Work to complete: Output the full listing below exactly as it reads, and skip anything that is a picture.
━━ Information provided ━━
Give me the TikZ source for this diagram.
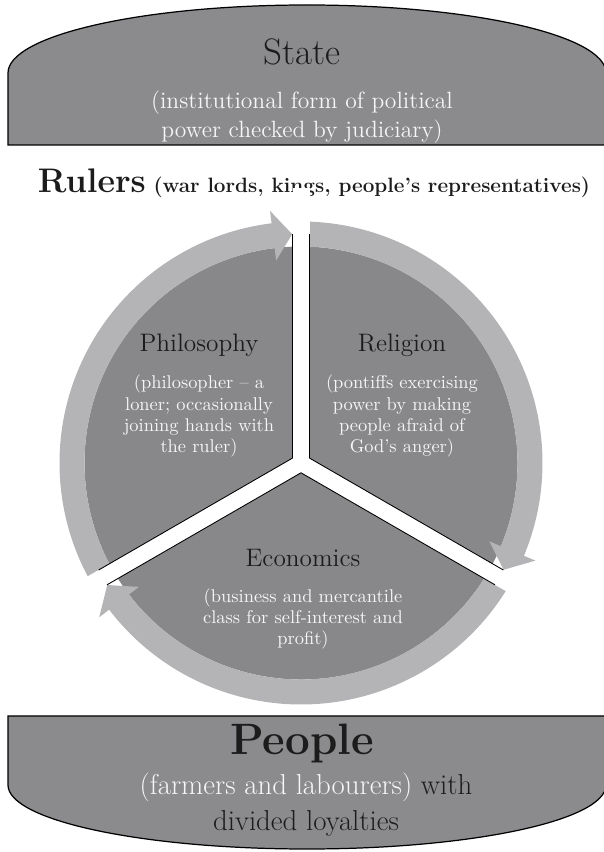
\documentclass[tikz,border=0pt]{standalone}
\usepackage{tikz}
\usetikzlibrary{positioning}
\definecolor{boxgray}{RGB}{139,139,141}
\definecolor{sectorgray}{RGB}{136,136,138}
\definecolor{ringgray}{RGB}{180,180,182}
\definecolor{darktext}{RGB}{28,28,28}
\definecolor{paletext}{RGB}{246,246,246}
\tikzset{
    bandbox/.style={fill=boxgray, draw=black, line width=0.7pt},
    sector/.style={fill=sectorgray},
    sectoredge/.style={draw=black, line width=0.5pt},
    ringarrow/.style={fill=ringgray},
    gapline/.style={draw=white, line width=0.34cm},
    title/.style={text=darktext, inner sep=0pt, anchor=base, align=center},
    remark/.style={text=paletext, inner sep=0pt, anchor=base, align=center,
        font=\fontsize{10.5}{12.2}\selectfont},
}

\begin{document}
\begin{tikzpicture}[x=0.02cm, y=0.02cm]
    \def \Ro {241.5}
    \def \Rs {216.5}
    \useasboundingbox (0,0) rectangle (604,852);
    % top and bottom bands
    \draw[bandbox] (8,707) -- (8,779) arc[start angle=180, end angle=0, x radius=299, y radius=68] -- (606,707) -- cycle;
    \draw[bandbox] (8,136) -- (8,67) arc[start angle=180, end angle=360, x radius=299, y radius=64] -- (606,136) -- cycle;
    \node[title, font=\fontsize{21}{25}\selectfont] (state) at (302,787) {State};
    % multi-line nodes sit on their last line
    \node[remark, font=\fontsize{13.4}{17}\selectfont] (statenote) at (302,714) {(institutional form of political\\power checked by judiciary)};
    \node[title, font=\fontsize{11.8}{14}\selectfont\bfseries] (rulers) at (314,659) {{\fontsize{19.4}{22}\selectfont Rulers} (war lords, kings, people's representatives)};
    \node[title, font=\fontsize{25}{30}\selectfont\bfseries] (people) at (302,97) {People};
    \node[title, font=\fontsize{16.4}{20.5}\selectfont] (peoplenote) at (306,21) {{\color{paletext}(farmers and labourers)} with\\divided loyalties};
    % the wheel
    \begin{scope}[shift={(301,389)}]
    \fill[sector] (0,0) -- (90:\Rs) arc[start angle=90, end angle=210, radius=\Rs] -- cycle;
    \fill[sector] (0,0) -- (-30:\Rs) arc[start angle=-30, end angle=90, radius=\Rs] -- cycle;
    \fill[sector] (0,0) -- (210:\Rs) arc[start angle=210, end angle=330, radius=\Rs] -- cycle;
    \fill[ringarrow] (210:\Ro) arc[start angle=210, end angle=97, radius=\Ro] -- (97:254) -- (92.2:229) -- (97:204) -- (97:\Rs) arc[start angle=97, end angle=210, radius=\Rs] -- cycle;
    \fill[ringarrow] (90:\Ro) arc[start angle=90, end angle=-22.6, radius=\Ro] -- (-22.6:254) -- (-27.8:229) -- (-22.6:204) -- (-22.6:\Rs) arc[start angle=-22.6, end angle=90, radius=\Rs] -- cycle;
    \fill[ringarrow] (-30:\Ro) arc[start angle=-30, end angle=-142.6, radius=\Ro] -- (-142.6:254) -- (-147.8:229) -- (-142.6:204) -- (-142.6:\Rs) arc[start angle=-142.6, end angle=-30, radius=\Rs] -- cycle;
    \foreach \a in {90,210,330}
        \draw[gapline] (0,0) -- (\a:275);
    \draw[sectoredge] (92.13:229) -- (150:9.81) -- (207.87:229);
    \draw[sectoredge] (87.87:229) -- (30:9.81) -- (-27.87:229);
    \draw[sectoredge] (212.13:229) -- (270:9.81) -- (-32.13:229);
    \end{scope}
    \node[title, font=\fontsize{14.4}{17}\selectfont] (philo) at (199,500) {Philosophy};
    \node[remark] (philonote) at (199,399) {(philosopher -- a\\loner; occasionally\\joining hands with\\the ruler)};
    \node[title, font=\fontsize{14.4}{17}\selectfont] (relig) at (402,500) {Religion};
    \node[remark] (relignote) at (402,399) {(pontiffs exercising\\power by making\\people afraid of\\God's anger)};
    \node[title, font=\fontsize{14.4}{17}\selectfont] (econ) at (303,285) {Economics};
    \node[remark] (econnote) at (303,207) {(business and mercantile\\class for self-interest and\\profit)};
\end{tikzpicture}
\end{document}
━━━
Task solution:
Give me the TikZ source for this diagram.
\documentclass[tikz,border=0pt]{standalone}
\usepackage{tikz}
\usetikzlibrary{positioning}
\definecolor{boxgray}{RGB}{139,139,141}
\definecolor{sectorgray}{RGB}{136,136,138}
\definecolor{ringgray}{RGB}{180,180,182}
\definecolor{darktext}{RGB}{28,28,28}
\definecolor{paletext}{RGB}{246,246,246}
\tikzset{
    bandbox/.style={fill=boxgray, draw=black, line width=0.7pt},
    sector/.style={fill=sectorgray},
    sectoredge/.style={draw=black, line width=0.5pt},
    ringarrow/.style={fill=ringgray},
    gapline/.style={draw=white, line width=0.34cm},
    title/.style={text=darktext, inner sep=0pt, anchor=base, align=center},
    remark/.style={text=paletext, inner sep=0pt, anchor=base, align=center,
        font=\fontsize{10.5}{12.2}\selectfont},
}

\begin{document}
\begin{tikzpicture}[x=0.02cm, y=0.02cm]
    \def \Ro {241.5}
    \def \Rs {216.5}
    \useasboundingbox (0,0) rectangle (604,852);
    % top and bottom bands
    \draw[bandbox] (8,707) -- (8,779) arc[start angle=180, end angle=0, x radius=299, y radius=68] -- (606,707) -- cycle;
    \draw[bandbox] (8,136) -- (8,67) arc[start angle=180, end angle=360, x radius=299, y radius=64] -- (606,136) -- cycle;
    \node[title, font=\fontsize{21}{25}\selectfont] (state) at (302,787) {State};
    % multi-line nodes sit on their last line
    \node[remark, font=\fontsize{13.4}{17}\selectfont] (statenote) at (302,714) {(institutional form of political\\power checked by judiciary)};
    \node[title, font=\fontsize{11.8}{14}\selectfont\bfseries] (rulers) at (314,659) {{\fontsize{19.4}{22}\selectfont Rulers} (war lords, kings, people's representatives)};
    \node[title, font=\fontsize{25}{30}\selectfont\bfseries] (people) at (302,97) {People};
    \node[title, font=\fontsize{16.4}{20.5}\selectfont] (peoplenote) at (306,21) {{\color{paletext}(farmers and labourers)} with\\divided loyalties};
    % the wheel
    \begin{scope}[shift={(301,389)}]
    \fill[sector] (0,0) -- (90:\Rs) arc[start angle=90, end angle=210, radius=\Rs] -- cycle;
    \fill[sector] (0,0) -- (-30:\Rs) arc[start angle=-30, end angle=90, radius=\Rs] -- cycle;
    \fill[sector] (0,0) -- (210:\Rs) arc[start angle=210, end angle=330, radius=\Rs] -- cycle;
    \fill[ringarrow] (210:\Ro) arc[start angle=210, end angle=97, radius=\Ro] -- (97:254) -- (92.2:229) -- (97:204) -- (97:\Rs) arc[start angle=97, end angle=210, radius=\Rs] -- cycle;
    \fill[ringarrow] (90:\Ro) arc[start angle=90, end angle=-22.6, radius=\Ro] -- (-22.6:254) -- (-27.8:229) -- (-22.6:204) -- (-22.6:\Rs) arc[start angle=-22.6, end angle=90, radius=\Rs] -- cycle;
    \fill[ringarrow] (-30:\Ro) arc[start angle=-30, end angle=-142.6, radius=\Ro] -- (-142.6:254) -- (-147.8:229) -- (-142.6:204) -- (-142.6:\Rs) arc[start angle=-142.6, end angle=-30, radius=\Rs] -- cycle;
    \foreach \a in {90,210,330}
        \draw[gapline] (0,0) -- (\a:275);
    \draw[sectoredge] (92.13:229) -- (150:9.81) -- (207.87:229);
    \draw[sectoredge] (87.87:229) -- (30:9.81) -- (-27.87:229);
    \draw[sectoredge] (212.13:229) -- (270:9.81) -- (-32.13:229);
    \end{scope}
    \node[title, font=\fontsize{14.4}{17}\selectfont] (philo) at (199,500) {Philosophy};
    \node[remark] (philonote) at (199,399) {(philosopher -- a\\loner; occasionally\\joining hands with\\the ruler)};
    \node[title, font=\fontsize{14.4}{17}\selectfont] (relig) at (402,500) {Religion};
    \node[remark] (relignote) at (402,399) {(pontiffs exercising\\power by making\\people afraid of\\God's anger)};
    \node[title, font=\fontsize{14.4}{17}\selectfont] (econ) at (303,285) {Economics};
    \node[remark] (econnote) at (303,207) {(business and mercantile\\class for self-interest and\\profit)};
\end{tikzpicture}
\end{document}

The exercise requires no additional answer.